5.2 Il sera renoncé à percevoir un émolument de décision dans le cadre de la présente procédure de renvoi, celle-ci ayant été rendue nécessaire par l'annulation de l'arrêt de la Cour de justice du 6 juin 2023 par le Tribunal fédéral.
Pour le surplus, l'octroi de dépens en lien avec ladite procédure de renvoi ne se justifie pas (art. 107 al. 1 let. c CPC).
* * * * *
La Chambre civile :
Statuant sur renvoi du Tribunal fédéral :
Au fond:
Annule les chiffres 6 à 8 et 10 à 12 du dispositif du jugement entrepris et, statuant à nouveau sur ces points:
Condamne B______ à verser en mains de A______, par mois et d'avance, sous déduction des montants déjà versés, hors allocations familiales, au titre de l'entretien de chacun des enfants C______ et D______, 1'700 fr. du 1er avril au 31 mai 2022, 2'450 fr. du 1er juin au 30 novembre 2022 et 2'250 fr. du 1er décembre 2022 au 31 août 2023, ainsi que, pour la période du 1er septembre au 14 décembre 2023, 2'350 fr. en faveur de C______ et 2'250 fr. en faveur de D______.
Condamne B______ à verser à A______, par mois et d'avance, au titre de contribution à son entretien, 900 fr. du 1er juin au 31 juillet 2022, 9'300 fr. du 1er août au 30 novembre 2022, 9'200 fr. du 1er décembre 2022 au 31 août 2023 et 3'300 fr. du 1er septembre au 14 décembre 2023.
Confirme le jugement entrepris pour le surplus.
Déboute les parties de toutes autres conclusions.
Sur les frais :
Arrête les frais judiciaires d'appel à 3'000 fr. et les met à la charge des parties par moitié chacune.
Condamne A______ et B______ à verser chacun 1'500 fr. à l'Etat de Genève, soit pour lui les Services financiers du Pouvoir judiciaire, à titre de frais judiciaires d'appel.
Dit que chaque partie supporte ses propres dépens d'appel.
Dit qu'il n'y a pas lieu à perception de frais judiciaires, ni à fixation de dépens pour la procédure postérieure à l'arrêt de renvoi du Tribunal fédéral.
Siégeant :
Monsieur Ivo BUETTI, président; Madame Sylvie DROIN, Monsieur
Jean REYMOND, juges; Madame Sophie MARTINEZ, greffière.

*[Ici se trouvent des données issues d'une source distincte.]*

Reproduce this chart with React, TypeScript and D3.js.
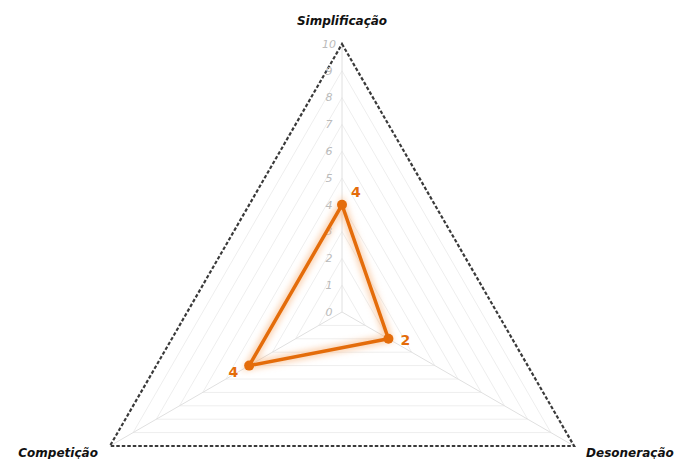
import { useRef, useEffect } from 'react'
import * as d3 from 'd3'

const categories = ['Simplificação', 'Desoneração', 'Competição']
const values = [4, 2, 4]
const ticks = [0, 1, 2, 3, 4, 5, 6, 7, 8, 9, 10]

const W = 683
const H = 459
const cx = 342
const cy = 312
const R = 268
const ORANGE = '#E46C0A'

export default function App() {
  const svgRef = useRef<SVGSVGElement>(null)

  useEffect(() => {
    const svg = d3.select(svgRef.current)
    svg.selectAll('*').remove()

    const r = d3.scaleLinear().domain([0, 10]).range([0, R])
    const angle = d3.scaleLinear().domain([0, categories.length]).range([-Math.PI / 2, 1.5 * Math.PI])
    const pt = (i: number, v: number): [number, number] => [
      cx + r(v) * Math.cos(angle(i)),
      cy + r(v) * Math.sin(angle(i)),
    ]

    const defs = svg.append('defs')
    defs.append('filter').attr('id', 'glow').attr('x', '-20%').attr('y', '-20%').attr('width', '140%').attr('height', '140%')
      .append('feGaussianBlur').attr('stdDeviation', 3)

    const g = svg.append('g')
    const poly = d3.line<[number, number]>().curve(d3.curveLinearClosed)

    // grid rings
    g.selectAll('.ring')
      .data(ticks.filter(t => t > 0 && t < 10))
      .join('path')
      .attr('class', 'ring')
      .attr('d', t => poly(categories.map((_, i) => pt(i, t))))
      .attr('fill', 'none')
      .attr('stroke', '#eeeeee')
      .attr('stroke-width', 1)

    // spokes
    g.selectAll('.spoke')
      .data(categories)
      .join('line')
      .attr('class', 'spoke')
      .attr('x1', cx).attr('y1', cy)
      .attr('x2', (_, i) => pt(i, 10)[0])
      .attr('y2', (_, i) => pt(i, 10)[1])
      .attr('stroke', '#e0e0e0')
      .attr('stroke-width', 1)

    // outer dashed triangle
    g.append('path')
      .attr('d', poly(categories.map((_, i) => pt(i, 10))))
      .attr('fill', 'none')
      .attr('stroke', '#3a3a3a')
      .attr('stroke-width', 2.2)
      .attr('stroke-dasharray', '3.5 2')

    // tick labels
    g.selectAll('.tick')
      .data(ticks)
      .join('text')
      .attr('class', 'tick')
      .attr('x', cx - 13)
      .attr('y', t => cy - r(t))
      .attr('dy', '0.35em')
      .attr('text-anchor', 'middle')
      .attr('font-family', 'DejaVu Sans, sans-serif')
      .attr('font-style', 'italic')
      .attr('font-size', 11)
      .attr('fill', '#bbbbbb')
      .text(t => t)

    // series
    const seriesPts = values.map((v, i) => pt(i, v))
    g.append('path')
      .attr('d', poly(seriesPts))
      .attr('fill', 'none')
      .attr('stroke', '#F7B27A')
      .attr('stroke-opacity', 0.6)
      .attr('stroke-width', 8)
      .attr('filter', 'url(#glow)')
    g.append('path')
      .attr('d', poly(seriesPts))
      .attr('fill', 'none')
      .attr('stroke', ORANGE)
      .attr('stroke-width', 3.5)
      .attr('stroke-linejoin', 'round')
    g.selectAll('.dot')
      .data(seriesPts)
      .join('circle')
      .attr('class', 'dot')
      .attr('cx', d => d[0])
      .attr('cy', d => d[1])
      .attr('r', 5)
      .attr('fill', ORANGE)

    // value labels
    const offsets: [number, number, string][] = [[9, -8, 'start'], [12, 6, 'start'], [-11, 11, 'end']]
    g.selectAll('.val')
      .data(values)
      .join('text')
      .attr('class', 'val')
      .attr('x', (_, i) => seriesPts[i][0] + offsets[i][0])
      .attr('y', (_, i) => seriesPts[i][1] + offsets[i][1])
      .attr('text-anchor', (_, i) => offsets[i][2])
      .attr('font-family', 'DejaVu Sans, sans-serif')
      .attr('font-weight', 'bold')
      .attr('font-size', 14)
      .attr('fill', ORANGE)
      .text(d => d)

    // category labels
    const catPos: [number, number, string][] = [[0, -19, 'middle'], [12, 11, 'start'], [-12, 11, 'end']]
    g.selectAll('.cat')
      .data(categories)
      .join('text')
      .attr('class', 'cat')
      .attr('x', (_, i) => pt(i, 10)[0] + catPos[i][0])
      .attr('y', (_, i) => pt(i, 10)[1] + catPos[i][1])
      .attr('text-anchor', (_, i) => catPos[i][2])
      .attr('font-family', 'DejaVu Sans, sans-serif')
      .attr('font-weight', 'bold')
      .attr('font-style', 'italic')
      .attr('font-size', 12)
      .attr('fill', '#111')
      .text(d => d)
  }, [])

  return (
    <div style={{ position: 'absolute', left: 0, top: 0 }}>
      <svg ref={svgRef} width={W} height={H} style={{ display: 'block' }} />
    </div>
  )
}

Indication des voies de recours :
Conformément aux art. 72 ss de la loi fédérale sur le Tribunal fédéral du 17 juin 2005 (LTF; RS 173.110), le présent arrêt peut être porté dans les trente jours qui suivent sa notification avec expédition complète (art. 100 al. 1 LTF) par-devant le Tribunal fédéral par la voie du recours en matière civile.
Le recours doit être adressé au Tribunal fédéral, 1000 Lausanne 14.
Valeur litigieuse des conclusions pécuniaires au sens de la LTF supérieure ou égale à 30'000 fr.